Instructions to follow: Only the lines from the start of the data through the line containing "13, 14, 15];" should be written out, exactly as they are, with both ends included and the pictures left out.
· · · · · · ·
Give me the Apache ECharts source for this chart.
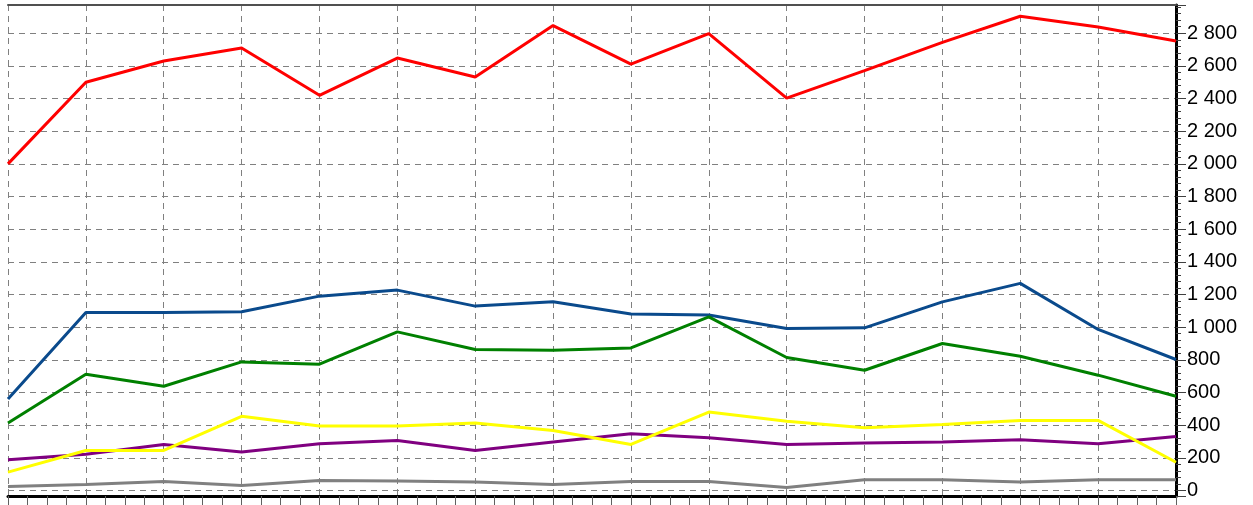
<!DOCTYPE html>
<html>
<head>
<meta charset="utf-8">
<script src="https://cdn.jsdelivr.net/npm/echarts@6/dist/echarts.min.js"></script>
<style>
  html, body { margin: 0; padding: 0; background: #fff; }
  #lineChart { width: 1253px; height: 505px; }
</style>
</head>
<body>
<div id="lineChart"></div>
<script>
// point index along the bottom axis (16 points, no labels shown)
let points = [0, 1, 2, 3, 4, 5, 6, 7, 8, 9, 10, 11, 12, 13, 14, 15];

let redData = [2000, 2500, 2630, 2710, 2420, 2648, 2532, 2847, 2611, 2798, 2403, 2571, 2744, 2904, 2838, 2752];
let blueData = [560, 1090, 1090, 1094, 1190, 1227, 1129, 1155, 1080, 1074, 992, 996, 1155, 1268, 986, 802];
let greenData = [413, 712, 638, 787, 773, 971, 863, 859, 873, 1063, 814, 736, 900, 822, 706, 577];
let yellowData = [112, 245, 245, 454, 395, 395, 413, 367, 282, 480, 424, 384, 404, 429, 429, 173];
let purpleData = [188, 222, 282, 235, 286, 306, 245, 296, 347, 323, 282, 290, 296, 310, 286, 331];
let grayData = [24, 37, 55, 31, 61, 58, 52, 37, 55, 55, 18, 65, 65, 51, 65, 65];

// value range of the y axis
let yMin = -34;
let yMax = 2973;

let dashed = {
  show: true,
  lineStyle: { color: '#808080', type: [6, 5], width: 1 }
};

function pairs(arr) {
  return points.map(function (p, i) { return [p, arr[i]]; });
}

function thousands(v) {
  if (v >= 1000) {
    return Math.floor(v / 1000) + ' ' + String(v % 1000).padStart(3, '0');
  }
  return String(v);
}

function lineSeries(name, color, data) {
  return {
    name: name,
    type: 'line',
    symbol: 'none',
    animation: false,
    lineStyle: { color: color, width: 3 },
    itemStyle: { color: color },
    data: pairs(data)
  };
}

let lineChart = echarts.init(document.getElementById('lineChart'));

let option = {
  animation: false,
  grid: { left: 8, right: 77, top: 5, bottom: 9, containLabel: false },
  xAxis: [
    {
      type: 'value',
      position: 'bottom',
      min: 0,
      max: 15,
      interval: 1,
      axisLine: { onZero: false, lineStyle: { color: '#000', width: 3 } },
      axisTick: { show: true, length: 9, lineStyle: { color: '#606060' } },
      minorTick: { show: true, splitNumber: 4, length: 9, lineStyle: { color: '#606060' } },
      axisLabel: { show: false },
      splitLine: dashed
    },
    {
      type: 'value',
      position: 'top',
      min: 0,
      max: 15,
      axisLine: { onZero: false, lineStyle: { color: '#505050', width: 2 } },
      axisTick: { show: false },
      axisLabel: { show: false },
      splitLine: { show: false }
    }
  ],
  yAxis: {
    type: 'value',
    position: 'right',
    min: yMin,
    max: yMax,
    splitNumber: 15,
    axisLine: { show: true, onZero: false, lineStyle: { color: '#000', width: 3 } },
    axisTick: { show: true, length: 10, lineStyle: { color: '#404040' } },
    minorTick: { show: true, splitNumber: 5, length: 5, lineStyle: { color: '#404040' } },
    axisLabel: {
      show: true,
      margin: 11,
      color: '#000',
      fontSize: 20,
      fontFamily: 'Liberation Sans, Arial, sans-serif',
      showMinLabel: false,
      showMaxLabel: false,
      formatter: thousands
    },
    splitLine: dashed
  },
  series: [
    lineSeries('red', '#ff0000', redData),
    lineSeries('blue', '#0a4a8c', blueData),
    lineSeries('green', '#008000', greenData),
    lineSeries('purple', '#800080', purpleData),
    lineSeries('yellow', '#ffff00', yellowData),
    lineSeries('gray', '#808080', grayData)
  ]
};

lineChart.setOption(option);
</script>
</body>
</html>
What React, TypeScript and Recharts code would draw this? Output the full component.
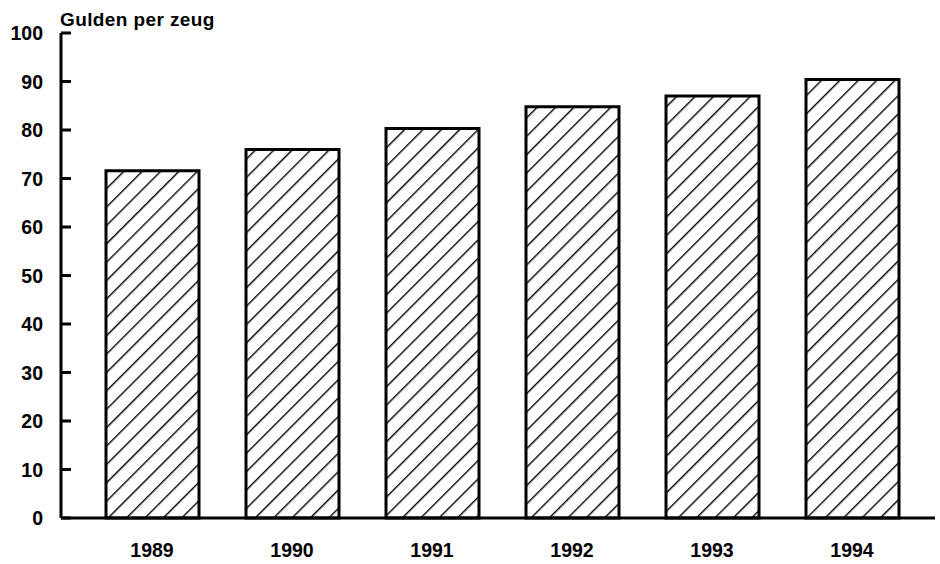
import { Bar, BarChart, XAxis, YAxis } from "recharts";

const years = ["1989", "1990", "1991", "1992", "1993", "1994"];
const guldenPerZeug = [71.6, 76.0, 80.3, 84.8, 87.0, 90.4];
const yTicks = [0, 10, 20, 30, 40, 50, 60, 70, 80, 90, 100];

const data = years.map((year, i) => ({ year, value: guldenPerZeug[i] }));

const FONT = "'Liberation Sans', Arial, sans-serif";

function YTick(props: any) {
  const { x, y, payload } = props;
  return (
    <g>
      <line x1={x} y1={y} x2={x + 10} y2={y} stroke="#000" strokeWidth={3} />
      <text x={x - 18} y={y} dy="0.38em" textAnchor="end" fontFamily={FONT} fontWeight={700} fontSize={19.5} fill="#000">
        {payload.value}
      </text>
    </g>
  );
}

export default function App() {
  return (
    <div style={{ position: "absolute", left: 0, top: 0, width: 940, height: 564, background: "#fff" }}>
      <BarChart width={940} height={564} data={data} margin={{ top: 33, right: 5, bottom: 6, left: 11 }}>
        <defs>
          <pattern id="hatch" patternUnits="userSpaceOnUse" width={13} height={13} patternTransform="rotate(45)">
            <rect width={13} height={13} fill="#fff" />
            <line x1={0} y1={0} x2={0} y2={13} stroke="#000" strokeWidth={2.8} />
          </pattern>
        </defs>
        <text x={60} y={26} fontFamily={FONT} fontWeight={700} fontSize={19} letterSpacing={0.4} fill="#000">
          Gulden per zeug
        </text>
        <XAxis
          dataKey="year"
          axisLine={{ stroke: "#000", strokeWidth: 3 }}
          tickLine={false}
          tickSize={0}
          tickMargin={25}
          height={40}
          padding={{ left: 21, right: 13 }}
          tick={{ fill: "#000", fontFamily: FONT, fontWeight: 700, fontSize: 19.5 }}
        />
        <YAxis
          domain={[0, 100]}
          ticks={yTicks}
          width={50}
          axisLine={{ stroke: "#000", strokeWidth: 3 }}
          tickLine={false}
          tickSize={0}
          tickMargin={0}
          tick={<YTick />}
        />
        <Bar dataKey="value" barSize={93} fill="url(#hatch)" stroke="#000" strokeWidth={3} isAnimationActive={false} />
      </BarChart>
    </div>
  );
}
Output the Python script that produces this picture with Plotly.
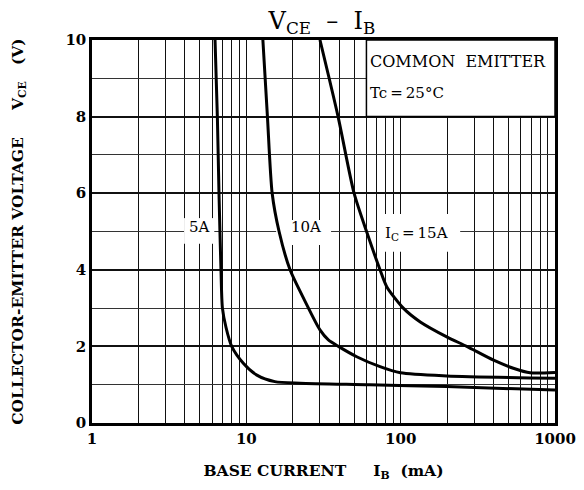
· · · · · · ·
Task response:
Give me the Apache ECharts source for this chart.
<!DOCTYPE html>
<html>
<head>
<meta charset="utf-8">
<script src="https://cdn.jsdelivr.net/npm/echarts@6/dist/echarts.min.js"></script>
<style>
  html, body { margin: 0; padding: 0; background: #fff; }
  #lineChart { width: 1253px; height: 505px; }
</style>
</head>
<body>
<div id="lineChart"></div>
<script>
// point index along the bottom axis (16 points, no labels shown)
let points = [0, 1, 2, 3, 4, 5, 6, 7, 8, 9, 10, 11, 12, 13, 14, 15];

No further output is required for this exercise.